- [What you should do] Return, without pictures, the lines from the start of the data through the one that contains "const line=d3.line();".

- [Collected data]
☆ ☆ ☆ ☆ ☆ ☆ ☆

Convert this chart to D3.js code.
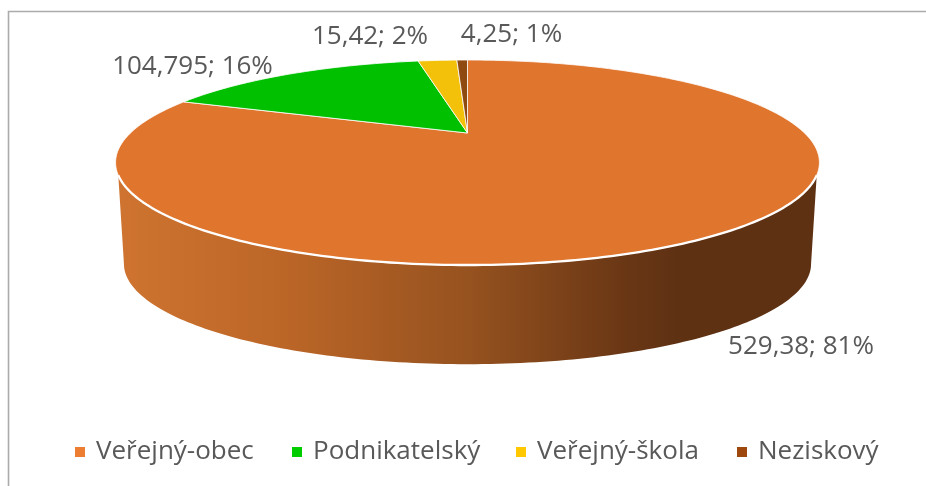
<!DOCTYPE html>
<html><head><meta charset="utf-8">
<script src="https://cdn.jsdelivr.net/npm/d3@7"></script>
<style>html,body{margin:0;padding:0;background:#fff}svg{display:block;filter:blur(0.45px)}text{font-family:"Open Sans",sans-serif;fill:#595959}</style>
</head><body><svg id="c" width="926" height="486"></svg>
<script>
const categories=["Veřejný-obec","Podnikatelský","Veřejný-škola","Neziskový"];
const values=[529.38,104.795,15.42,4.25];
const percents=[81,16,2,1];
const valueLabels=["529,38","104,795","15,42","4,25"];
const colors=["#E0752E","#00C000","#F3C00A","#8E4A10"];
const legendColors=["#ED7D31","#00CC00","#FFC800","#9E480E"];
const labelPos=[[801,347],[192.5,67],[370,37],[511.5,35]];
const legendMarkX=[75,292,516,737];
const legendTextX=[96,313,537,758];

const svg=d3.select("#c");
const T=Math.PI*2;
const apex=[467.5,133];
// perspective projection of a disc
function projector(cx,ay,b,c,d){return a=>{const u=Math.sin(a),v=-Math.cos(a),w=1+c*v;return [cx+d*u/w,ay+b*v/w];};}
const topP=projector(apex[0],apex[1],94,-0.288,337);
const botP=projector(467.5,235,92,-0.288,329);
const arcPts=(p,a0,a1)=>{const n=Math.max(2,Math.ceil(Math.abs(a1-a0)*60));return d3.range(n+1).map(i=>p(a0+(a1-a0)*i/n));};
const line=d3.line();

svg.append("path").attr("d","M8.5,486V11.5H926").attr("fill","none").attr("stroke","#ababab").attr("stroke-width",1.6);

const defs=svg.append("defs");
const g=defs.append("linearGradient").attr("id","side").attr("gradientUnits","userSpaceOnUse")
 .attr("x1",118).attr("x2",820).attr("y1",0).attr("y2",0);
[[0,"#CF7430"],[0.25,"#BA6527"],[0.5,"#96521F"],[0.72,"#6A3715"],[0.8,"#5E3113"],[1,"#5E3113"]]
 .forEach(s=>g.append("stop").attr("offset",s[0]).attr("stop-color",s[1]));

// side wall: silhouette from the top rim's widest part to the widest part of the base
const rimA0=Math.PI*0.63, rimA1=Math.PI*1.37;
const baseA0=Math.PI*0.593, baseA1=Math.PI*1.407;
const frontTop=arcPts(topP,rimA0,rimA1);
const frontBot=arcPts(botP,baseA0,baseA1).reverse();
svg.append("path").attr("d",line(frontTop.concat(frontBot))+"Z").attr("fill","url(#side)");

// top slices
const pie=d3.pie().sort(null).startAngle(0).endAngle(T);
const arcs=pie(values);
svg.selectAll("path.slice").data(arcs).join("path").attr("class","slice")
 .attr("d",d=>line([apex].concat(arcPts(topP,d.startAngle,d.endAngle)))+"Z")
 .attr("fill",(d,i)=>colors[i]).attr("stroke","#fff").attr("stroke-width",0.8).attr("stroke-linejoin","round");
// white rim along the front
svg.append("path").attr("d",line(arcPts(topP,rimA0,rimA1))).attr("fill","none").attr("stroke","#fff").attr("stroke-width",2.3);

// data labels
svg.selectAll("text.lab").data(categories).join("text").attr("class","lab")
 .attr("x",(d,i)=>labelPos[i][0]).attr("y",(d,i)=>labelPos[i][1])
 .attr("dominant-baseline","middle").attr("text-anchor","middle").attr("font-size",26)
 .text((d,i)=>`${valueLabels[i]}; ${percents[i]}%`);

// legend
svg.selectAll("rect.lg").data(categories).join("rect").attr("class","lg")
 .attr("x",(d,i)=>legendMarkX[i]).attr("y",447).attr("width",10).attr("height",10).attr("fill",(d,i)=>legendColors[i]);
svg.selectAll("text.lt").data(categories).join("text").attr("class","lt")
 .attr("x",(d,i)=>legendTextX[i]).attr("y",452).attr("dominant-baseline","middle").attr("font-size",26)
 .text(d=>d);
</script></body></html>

☆ ☆ ☆ ☆ ☆ ☆ ☆

- [Response to the task]
Convert this chart to D3.js code.
<!DOCTYPE html>
<html><head><meta charset="utf-8">
<script src="https://cdn.jsdelivr.net/npm/d3@7"></script>
<style>html,body{margin:0;padding:0;background:#fff}svg{display:block;filter:blur(0.45px)}text{font-family:"Open Sans",sans-serif;fill:#595959}</style>
</head><body><svg id="c" width="926" height="486"></svg>
<script>
const categories=["Veřejný-obec","Podnikatelský","Veřejný-škola","Neziskový"];
const values=[529.38,104.795,15.42,4.25];
const percents=[81,16,2,1];
const valueLabels=["529,38","104,795","15,42","4,25"];
const colors=["#E0752E","#00C000","#F3C00A","#8E4A10"];
const legendColors=["#ED7D31","#00CC00","#FFC800","#9E480E"];
const labelPos=[[801,347],[192.5,67],[370,37],[511.5,35]];
const legendMarkX=[75,292,516,737];
const legendTextX=[96,313,537,758];

const svg=d3.select("#c");
const T=Math.PI*2;
const apex=[467.5,133];
// perspective projection of a disc
function projector(cx,ay,b,c,d){return a=>{const u=Math.sin(a),v=-Math.cos(a),w=1+c*v;return [cx+d*u/w,ay+b*v/w];};}
const topP=projector(apex[0],apex[1],94,-0.288,337);
const botP=projector(467.5,235,92,-0.288,329);
const arcPts=(p,a0,a1)=>{const n=Math.max(2,Math.ceil(Math.abs(a1-a0)*60));return d3.range(n+1).map(i=>p(a0+(a1-a0)*i/n));};
const line=d3.line();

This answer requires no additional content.